Serve the People! (为人民服务) (2005)
The novella stages a forbidden relationship between a young orderly and the wife of a division commander, in a barracks dominated by the Maoist slogan “Serve the People.” The subversion of this sacred formula led to the text being banned in China.
“Finding Light in China's Darkness,” op-ed in the New York Times (October 22, 2014)
In it, Yan Lianke evokes the organized amnesia and the darkness in which, he believes, Chinese writers live, forced to seek light at the very heart of the shadows of their recent history.
Discovering Fiction (发现小说), an essay on “mythorealism” (2011)
In this theoretical essay, Yan Lianke defends an aesthetic he calls “mythorealism” (shenshizhuyi): going beyond apparent realism to reach, through the absurd and the grotesque, a deeper truth of Chinese reality.

Key Places

Song County, Henan

A poor rural region in central China where Yan Lianke was born in 1958. The Henan countryside provides the raw material for nearly all of his work.

AIDS villages, Shangcai County (Henan)

The epicenter of the contaminated-blood scandal, where impoverished peasants contracted HIV by selling their blood. Yan Lianke traveled there to document “Dream of Ding Village.”

Beijing, Renmin University of China

The capital where Yan Lianke settled and taught literature after leaving the army.
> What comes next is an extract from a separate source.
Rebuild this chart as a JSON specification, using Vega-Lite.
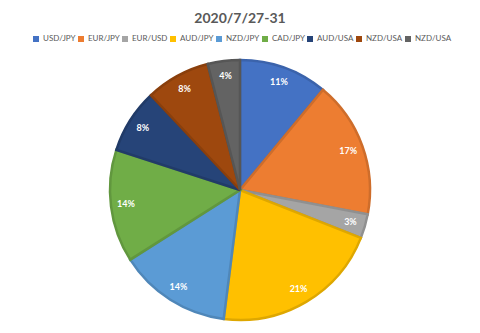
{
  "$schema": "https://vega.github.io/schema/vega-lite/v6.json",
  "width": 480,
  "height": 286,
  "autosize": {"type": "none"},
  "padding": {"top": 47, "left": 0, "right": 0, "bottom": 0},
  "background": "#ffffff",
  "title": {
    "text": "2020/7/27-31",
    "font": "Lato",
    "fontSize": 14,
    "fontWeight": "bold",
    "color": "#595959",
    "offset": 9
  },
  "data": {
    "values": [
      {"pair": "USD/JPY", "pct": 11, "ord": 1},
      {"pair": "EUR/JPY", "pct": 17, "ord": 2},
      {"pair": "EUR/USD", "pct": 3, "ord": 3},
      {"pair": "AUD/JPY", "pct": 21, "ord": 4},
      {"pair": "NZD/JPY", "pct": 14, "ord": 5},
      {"pair": "CAD/JPY", "pct": 14, "ord": 6},
      {"pair": "AUD/USA", "pct": 8, "ord": 7},
      {"pair": "NZD/USA", "pct": 8, "ord": 8},
      {"pair": "NZD/USA ", "pct": 4, "ord": 9}
    ]
  },
  "encoding": {
    "theta": {"field": "pct", "type": "quantitative", "stack": true},
    "order": {"field": "ord", "type": "quantitative"}
  },
  "layer": [
    {
      "mark": {"type": "arc", "outerRadius": 130, "strokeWidth": 2.5, "strokeJoin": "miter"},
      "encoding": {
        "color": {
          "field": "pair",
          "type": "nominal",
          "sort": null,
          "scale": {
            "domain": ["USD/JPY", "EUR/JPY", "EUR/USD", "AUD/JPY", "NZD/JPY", "CAD/JPY", "AUD/USA", "NZD/USA", "NZD/USA "],
            "range": ["#4472C4", "#ED7D31", "#A5A5A5", "#FFC000", "#5B9BD5", "#70AD47", "#264478", "#9E480E", "#636363"]
          },
          "legend": {
            "orient": "none",
            "legendX": 32,
            "legendY": -12,
            "direction": "horizontal",
            "columns": 9,
            "title": null,
            "symbolType": "square",
            "symbolSize": 36,
            "symbolStrokeWidth": 0,
            "labelFont": "Lato",
            "labelFontSize": 8,
            "labelColor": "#595959",
            "columnPadding": 1,
            "symbolOffset": 0,
            "labelOffset": 3,
            "padding": 0
          }
        },
        "stroke": {
          "field": "pair",
          "type": "nominal",
          "sort": null,
          "scale": {
            "domain": ["USD/JPY", "EUR/JPY", "EUR/USD", "AUD/JPY", "NZD/JPY", "CAD/JPY", "AUD/USA", "NZD/USA", "NZD/USA "],
            "range": ["#3B63AB", "#CE6D2B", "#909090", "#DEA700", "#4F87B9", "#61973E", "#213B68", "#8A3F0C", "#565656"]
          },
          "legend": null
        }
      }
    },
    {
      "mark": {"type": "text", "radius": 115, "font": "Lato", "fontSize": 9, "fontWeight": "bold", "color": "#ffffff"},
      "encoding": {
        "text": {"field": "label", "type": "nominal"}
      },
      "transform": [{"calculate": "datum.pct + '%'", "as": "label"}]
    }
  ]
}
The center of China's political and literary power.

Hong Kong

The city where Yan Lianke taught as a visiting professor. Its relative editorial freedom made it a place to publish works banned in mainland China.

Prague

The Czech capital where Yan Lianke received the Franz Kafka Prize in 2014, named after the writer of the absurd and of oppression to whom he is often compared.